Using research that dates to 1887, he found that the traditional diets of African Americans, Asian Americans, Latin Americans and Native Americans hew closely to Blue Zones principles: They’re primarily plant-based, with a focus on legumes, greens, tubers, grains, nuts and seeds.
I’ve followed Buettner’s work for more than a decade – frankly, it has influenced my own bean evangelism, among other things – so I knew I’d be on board with the latest iteration of his attempts to make learning to live longer not a chore, but a delicious pursuit.
This sweet potato and black-eyed pea soup, from The Blue Zones American Kitchen, fits right into his message.
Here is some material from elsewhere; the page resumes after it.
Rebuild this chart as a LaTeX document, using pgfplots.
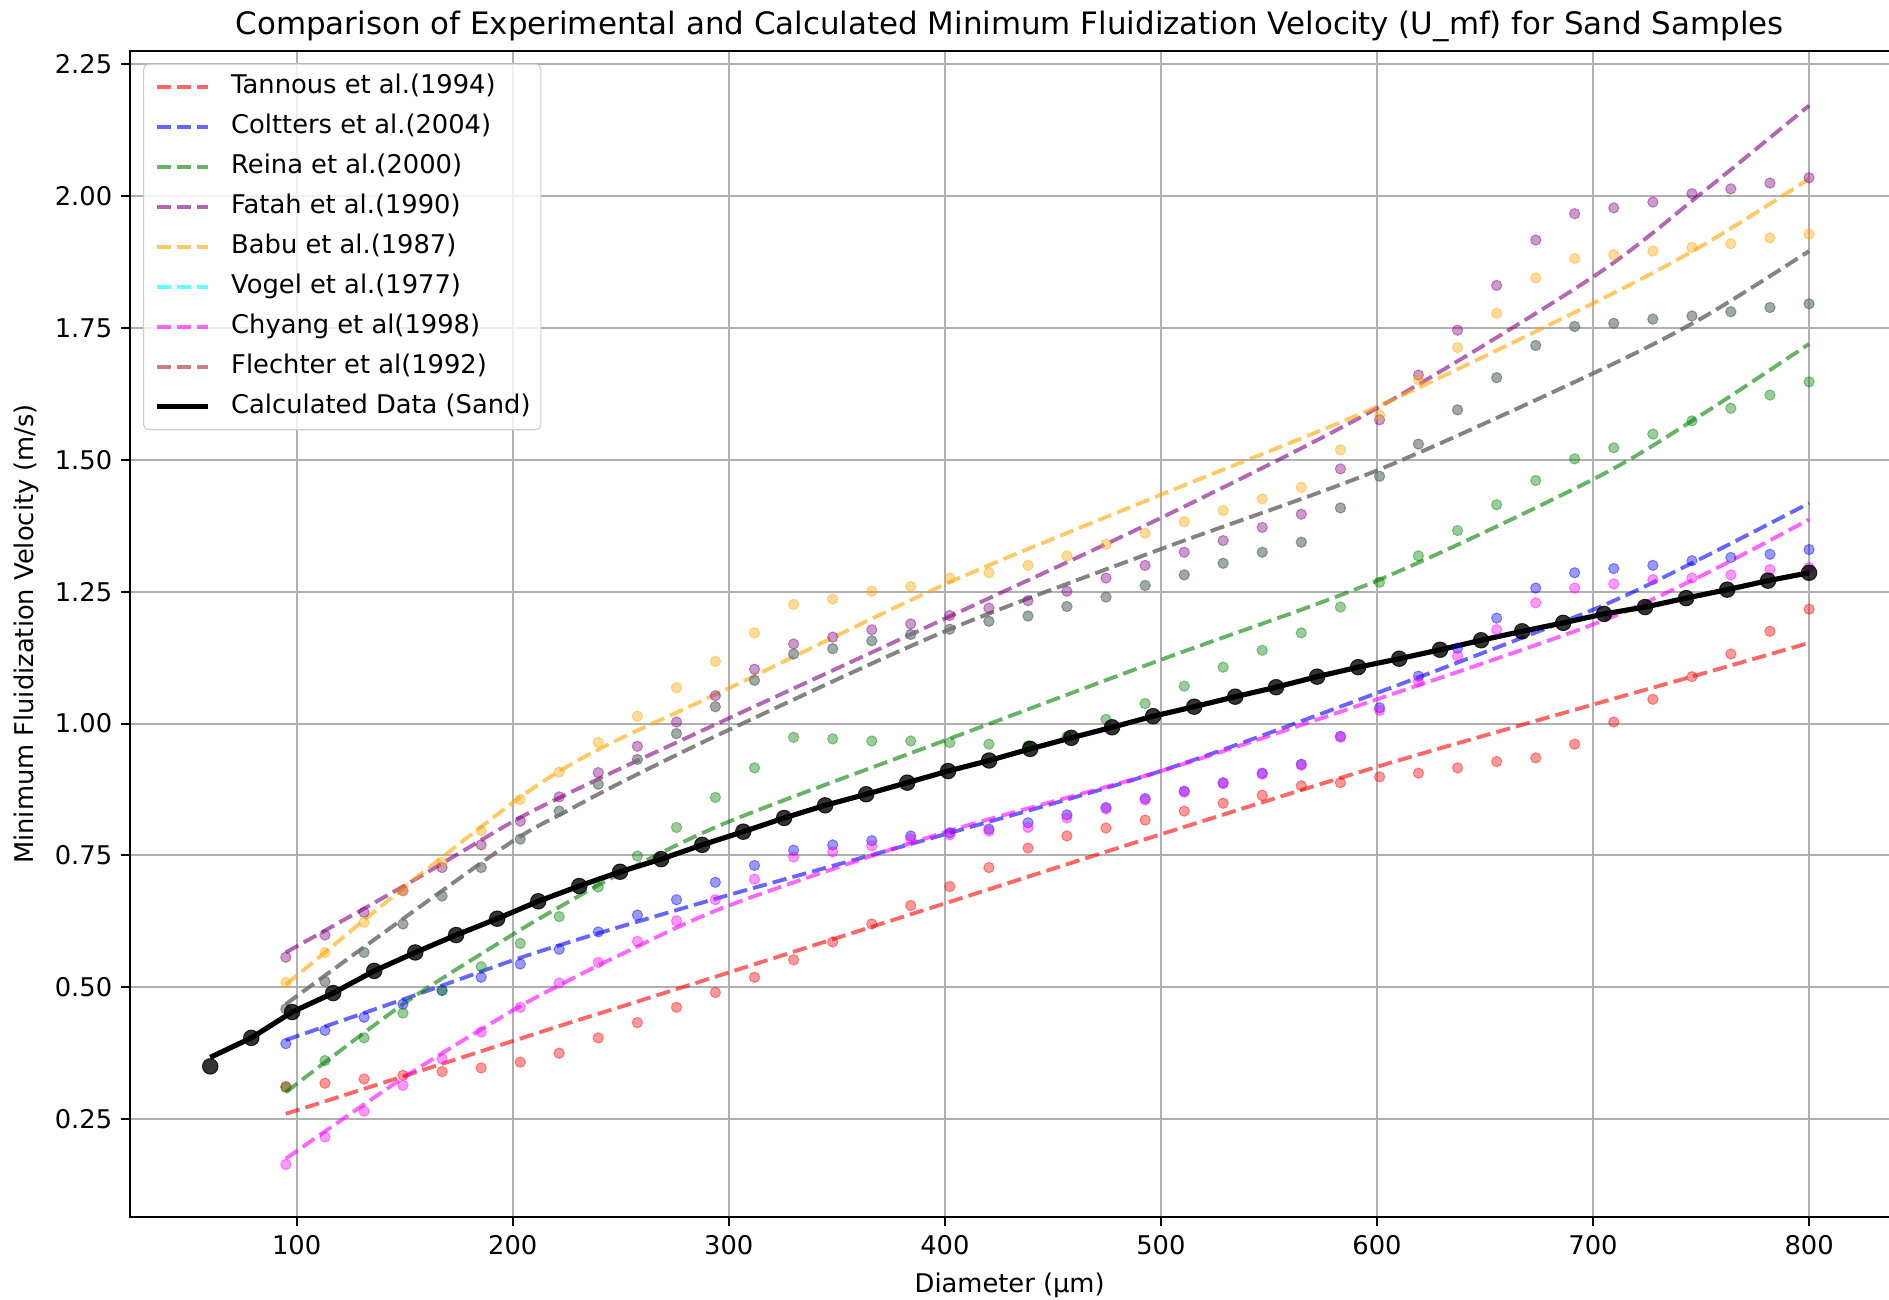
\documentclass[border=0pt]{standalone}
\usepackage{fontspec}
\setmainfont{DejaVu Sans}
\usepackage{pgfplots}
\pgfplotsset{compat=1.18}
\usepackage{pgfplotstable}

\definecolor{gridgray}{RGB}{176,176,176}
\definecolor{legendgray}{RGB}{204,204,204}
\definecolor{mred}{RGB}{255,0,0}
\definecolor{mblue}{RGB}{0,0,255}
\definecolor{mgreen}{RGB}{0,128,0}
\definecolor{mpurple}{RGB}{128,0,128}
\definecolor{morange}{RGB}{255,165,0}
\definecolor{mcyan}{RGB}{0,255,255}
\definecolor{mmagenta}{RGB}{255,0,255}
\definecolor{mbrown}{RGB}{165,42,42}

% experimental points (Vogel and Flechter coincide)
\pgfplotstableread{
x     tannous coltters reina fatah babu  vogel chyang
95.0  0.312 0.393 0.310 0.557 0.509 0.459 0.164
113.1 0.318 0.418 0.361 0.599 0.566 0.511 0.216
131.2 0.326 0.443 0.404 0.642 0.623 0.566 0.265
149.2 0.333 0.468 0.451 0.683 0.683 0.620 0.314
167.3 0.340 0.494 0.494 0.727 0.737 0.673 0.364
185.4 0.347 0.519 0.539 0.770 0.797 0.727 0.415
203.5 0.358 0.544 0.583 0.815 0.856 0.781 0.462
221.5 0.375 0.572 0.634 0.861 0.908 0.834 0.508
239.6 0.404 0.605 0.690 0.907 0.964 0.885 0.547
257.7 0.433 0.637 0.749 0.957 1.014 0.932 0.587
275.8 0.462 0.666 0.803 1.003 1.068 0.981 0.626
293.8 0.490 0.699 0.860 1.053 1.118 1.032 0.666
311.9 0.519 0.731 0.916 1.103 1.172 1.082 0.705
330.0 0.552 0.760 0.974 1.151 1.226 1.132 0.747
348.1 0.586 0.770 0.971 1.164 1.236 1.142 0.757
366.2 0.620 0.778 0.967 1.178 1.251 1.157 0.768
384.2 0.655 0.787 0.967 1.189 1.260 1.169 0.781
402.3 0.691 0.793 0.964 1.205 1.276 1.179 0.789
420.4 0.727 0.800 0.961 1.219 1.286 1.194 0.796
438.5 0.764 0.812 0.958 1.233 1.300 1.204 0.803
456.5 0.787 0.827 0.975 1.251 1.318 1.222 0.821
474.6 0.802 0.841 1.008 1.276 1.340 1.240 0.838
492.7 0.817 0.858 1.038 1.300 1.361 1.262 0.855
510.8 0.834 0.872 1.071 1.325 1.383 1.282 0.870
528.8 0.849 0.888 1.107 1.347 1.404 1.304 0.886
546.9 0.864 0.906 1.139 1.372 1.426 1.325 0.904
565.0 0.882 0.923 1.172 1.397 1.448 1.344 0.921
583.1 0.888 0.976 1.221 1.483 1.519 1.409 0.974
601.2 0.899 1.030 1.268 1.576 1.585 1.469 1.025
619.2 0.906 1.090 1.318 1.661 1.652 1.530 1.080
637.3 0.916 1.143 1.366 1.746 1.713 1.595 1.128
655.4 0.928 1.200 1.415 1.831 1.778 1.656 1.178
673.5 0.935 1.257 1.461 1.917 1.845 1.717 1.229
691.5 0.961 1.286 1.502 1.967 1.882 1.753 1.257
709.6 1.003 1.294 1.523 1.978 1.889 1.759 1.265
727.7 1.046 1.300 1.549 1.989 1.896 1.767 1.273
745.8 1.089 1.309 1.574 2.005 1.903 1.773 1.276
763.8 1.132 1.315 1.598 2.014 1.910 1.781 1.282
781.9 1.175 1.321 1.623 2.025 1.921 1.789 1.292
800.0 1.217 1.330 1.648 2.035 1.928 1.796 1.296
}\expdata

% correlation curves
\pgfplotstableread{
x   tannous coltters reina fatah babu  vogel chyang
95  0.260 0.400 0.301 0.566 0.505 0.468 0.175
150 0.332 0.478 0.470 0.693 0.690 0.632 0.330
200 0.398 0.551 0.600 0.814 0.850 0.777 0.456
225 0.431 0.584 0.660 0.866 0.918 0.834 0.511
250 0.463 0.615 0.716 0.915 0.972 0.888 0.562
300 0.528 0.675 0.814 1.010 1.067 0.988 0.655
400 0.659 0.790 0.968 1.199 1.264 1.175 0.794
500 0.790 0.910 1.121 1.390 1.434 1.331 0.910
600 0.918 1.058 1.271 1.598 1.601 1.480 1.046
700 1.036 1.216 1.463 1.847 1.797 1.664 1.188
750 1.094 1.313 1.585 2.005 1.905 1.768 1.280
800 1.153 1.418 1.720 2.172 2.033 1.896 1.387
}\fitdata

% calculated data (sand)
\pgfplotstableread{
x     y     line
60.0  0.350 0.367
79.0  0.404 0.404
97.9  0.453 0.453
116.9 0.489 0.489
135.9 0.531 0.531
154.9 0.566 0.566
173.8 0.599 0.599
192.8 0.630 0.630
211.8 0.663 0.663
230.8 0.692 0.692
249.7 0.719 0.719
268.7 0.743 0.743
287.7 0.770 0.770
306.7 0.795 0.795
325.6 0.821 0.821
344.6 0.845 0.845
363.6 0.866 0.866
382.6 0.888 0.888
401.5 0.910 0.910
420.5 0.930 0.930
439.5 0.952 0.952
458.5 0.973 0.973
477.4 0.993 0.993
496.4 1.014 1.014
515.4 1.032 1.032
534.4 1.051 1.051
553.3 1.069 1.069
572.3 1.089 1.089
591.3 1.107 1.107
610.3 1.123 1.123
629.2 1.140 1.140
648.2 1.158 1.158
667.2 1.175 1.175
686.2 1.191 1.191
705.1 1.208 1.208
724.1 1.221 1.221
743.1 1.238 1.238
762.1 1.254 1.254
781.0 1.271 1.271
800.0 1.286 1.286
}\calcdata

\begin{document}
\begin{tikzpicture}
\begin{axis}[
    name=ax,
    scale only axis,
    width=683pt, height=453pt,
    xmin=23, xmax=837, ymin=0.064, ymax=2.276,
    xtick={100,200,300,400,500,600,700,800},
    ytick={0.25,0.5,0.75,1,1.25,1.5,1.75,2,2.25},
    grid=major,
    major grid style={draw=gridgray, line width=0.8pt},
    axis line style={draw=none},
    tick align=outside, tick pos=left,
    major tick length=3.5pt,
    every tick/.style={black, line width=0.8pt},
    /pgf/number format/assume math mode=true,
    yticklabel style={/pgf/number format/.cd, fixed, fixed zerofill, precision=2},
    title={Comparison of Experimental and Calculated Minimum Fluidization Velocity (U\_mf) for Sand Samples},
    every axis title/.style={at={(0.5,1)}, anchor=center, yshift=9.6pt,
        inner sep=0pt, font=\fontsize{12}{14}\selectfont},
    xlabel={Diameter (µm)},
    ylabel={Minimum Fluidization Velocity (m/s)},
    every axis y label/.style={at={(axis description cs:-0.0589,0.5)},
        rotate=90, anchor=center},
    legend cell align=left,
    legend style={at={(0,1)}, anchor=north west, xshift=5pt, yshift=-5pt,
        draw=legendgray, fill=white, fill opacity=0.8, text opacity=1,
        rounded corners=2pt, inner xsep=4pt, inner ysep=4pt,
        row sep=5.5pt, column sep=8pt,
        nodes={inner sep=0pt, text height=7.5pt, text depth=2.5pt}},
    legend image code/.code={\draw[#1] (0pt,0pt) -- (20pt,0pt);},
    dots/.style={only marks, mark=*, mark size=2pt, opacity=0.4, forget plot},
    fit/.style={no marks, smooth, line width=1.5pt, opacity=0.6,
        dash pattern=on 5.55pt off 2.4pt},
]
% experimental points
\addplot[dots, mred]      table[x=x, y=tannous]  {\expdata};
\addplot[dots, mblue]     table[x=x, y=coltters] {\expdata};
\addplot[dots, mgreen]    table[x=x, y=reina]    {\expdata};
\addplot[dots, mpurple]   table[x=x, y=fatah]    {\expdata};
\addplot[dots, morange]   table[x=x, y=babu]     {\expdata};
\addplot[dots, mcyan]     table[x=x, y=vogel]    {\expdata};
\addplot[dots, mmagenta]  table[x=x, y=chyang]   {\expdata};
\addplot[dots, mbrown]    table[x=x, y=vogel]    {\expdata};

% correlations
\addplot[fit, mred]      table[x=x, y=tannous]  {\fitdata};
\addplot[fit, mblue]     table[x=x, y=coltters] {\fitdata};
\addplot[fit, mgreen]    table[x=x, y=reina]    {\fitdata};
\addplot[fit, mpurple]   table[x=x, y=fatah]    {\fitdata};
\addplot[fit, morange]   table[x=x, y=babu]     {\fitdata};
\addplot[fit, mcyan]     table[x=x, y=vogel]    {\fitdata};
\addplot[fit, mmagenta]  table[x=x, y=chyang]   {\fitdata};
\addplot[fit, mbrown]    table[x=x, y=vogel]    {\fitdata};

% calculated
\addplot[black, line width=2pt, no marks] table[x=x, y=line] {\calcdata};
\addplot[only marks, mark=*, mark size=3pt, black, opacity=0.8, forget plot]
    table[x=x, y=y] {\calcdata};

\legend{Tannous et al.(1994), Coltters et al.(2004), Reina et al.(2000),
    Fatah et al.(1990), Babu et al.(1987), Vogel et al.(1977),
    Chyang et al(1998), Flechter et al(1992), Calculated Data (Sand)}
\end{axis}
\draw[black, line width=0.8pt] (ax.south east) -- (ax.south west)
    -- (ax.north west) -- (ax.north east);
\pgfresetboundingbox
\path[use as bounding box] ([shift={(-50.6pt,-31.8pt)}]ax.south west)
    rectangle ([yshift=19.7pt]ax.north east);
\end{tikzpicture}
\end{document}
It’s by Serigne Mbaye, a Senegalese American chef based in New Orleans who designed it as part of a project to reclaim and redefine the “last meal” that his enslaved ancestors were fed by traders who needed to fatten them up for the journey by ship to America.
In Mbaye’s hands, the combination of black-eyed peas and palm oil turns into a beautiful pureed soup that adds sweet potatoes, aromatics and spices.
A touch of cayenne creates a wonderful heat that builds a little at the back of your throat without overpowering any of the other flavours.
The recipe works nicely, but I felt compelled to make one small adjustment: I reserved some of the solids – cooked sweet potato cubes, black-eyed peas and more – before pureeing, and then used them to garnish the soup.
The appeal is textural, of course, but also visual. Because if you’re cooking and serving a dish that spreads the word about how to eat like a centenarian, you don’t want to hide the most nutrient-dense, life-giving ingredients. You want to showcase them.
SWEET POTATO AND BLACK-EYED PEA SOUP
Active time: 35 minutes. Total time: One hour 15 minutes. Six servings (makes 12 cups)
This soup from New Orleans chef Serigne Mbaye is creamy, nutty, slightly sweet and has a touch of heat from cayenne.
He serves it as a puree, but for a little added visual interest, you can reserve some of the cooked vegetables and beans before blending and use them as a garnish.
Make Ahead: The black-eyed peas need to be soaked for at least three and up to 12 hours in advance.
Storage Notes: Refrigerate for up to one week or freeze for up to three months.
One cup dried black-eyed peas, soaked for at least three and up to 12 hours
– One quarter cup vegetable oil
– Three small tomatoes (12 ounces total), cored and chopped
– One large yellow onion (12 ounces), chopped
– One green bell pepper, chopped
– Two cloves garlic, chopped
– Half teaspoon cayenne pepper
– Half teaspoon fine salt, plus more to taste
– One tablespoon white vinegar (may substitute apple cider vinegar)
– Three large sweet potatoes (two to two-and-a-half pounds total), peeled and cut into half-inch dice
– Two cups water
– Three tablespoons palm oil or coconut oil
Drain and rinse the black-eyed peas.
In a Dutch oven or other large pot over medium-high heat, heat the oil until it shimmers.
Add the tomatoes, onion, bell pepper, garlic, cayenne and salt. Cook, stirring occasionally, until the onion is soft, about 10 minutes. Stir in the vinegar to deglaze the pot, scraping up any browned bits on the bottom of the pan with a spoon.
Add the black-eyed peas, sweet potatoes and water and bring to a boil. Reduce the heat so the soup is at a simmer, cover and cook until the black-eyed peas are very soft, 30 to 40 minutes.
Stir in the palm or coconut oil, taste, and season with more salt, if needed. Remove from the heat and let cool for a few minutes.
If desired, use a slotted spoon to transfer about two cups of the solids to a bowl and reserve for garnish. Using an immersion blender, puree the soup until smooth.
Divide the soup among bowls, and top each with some of the reserved garnish.